To dream of emerging from the serpent, or of seeing the serpent become the starry sky, indicates the culmination of this process: a hard-won integration where the individual ego now recognizes itself as part of a vast, lawful, and meaningful cosmic order.

Alchemical Translation
The myth of Yurlunggur is a perfect map of the alchemical nigredo and albedo, applied to the soul. For the modern individual seeking individuation, the journey follows the serpent’s track.
First, one must acknowledge the Yurlunggur within—the deep, instinctual, creative, and potentially destructive unconscious forces that shape our inner landscape (our moods, complexes, drives). This is the “land-forming” stage, often painful, as we trace the grooves of our own nature.

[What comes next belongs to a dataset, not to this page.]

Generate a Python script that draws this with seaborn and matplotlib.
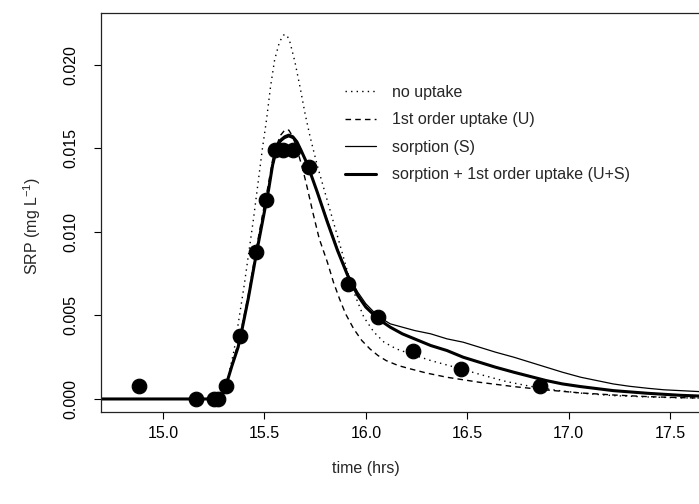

The “transgression” is the necessary act of consciousness: bringing something into being (a relationship, a work, a new identity) that inevitably disrupts the inner status quo. The “blood in the water” is the mess of real life—emotion, conflict, desire—polluting the ideal.
Then comes the swallowing: the dark night of the soul. Depression, collapse, a feeling of being consumed by circumstances or one’s own shadow. This is the nigredo, the dissolution. The key is to understand, as the myth dictates, that this is not meaningless punishment, but a lawful process of the psyche reclaiming and reworking the material.
The alchemical vessel is the belly of the serpent. There, in the dark, the raw materials of the self are broken down and recombined.
The regurgitation/rebirth is the albedo: the emergence of a new, clarified consciousness. The individual is not the same as before; they have been initiated by the unconscious. Their creative power (the Sisters’ song) remains, but it now operates in harmony with the deeper laws. Finally, the ascent to the Milky Way is the achievement of a symbolic perspective—seeing one’s personal journey as part of an eternal, archetypal pattern. The struggle becomes a star, a fixed point of meaning in the inner cosmos. One becomes, in a sense, a custodian of one’s own Lore, living in conscious dialogue with the great serpentine power that dwells at the root of all being.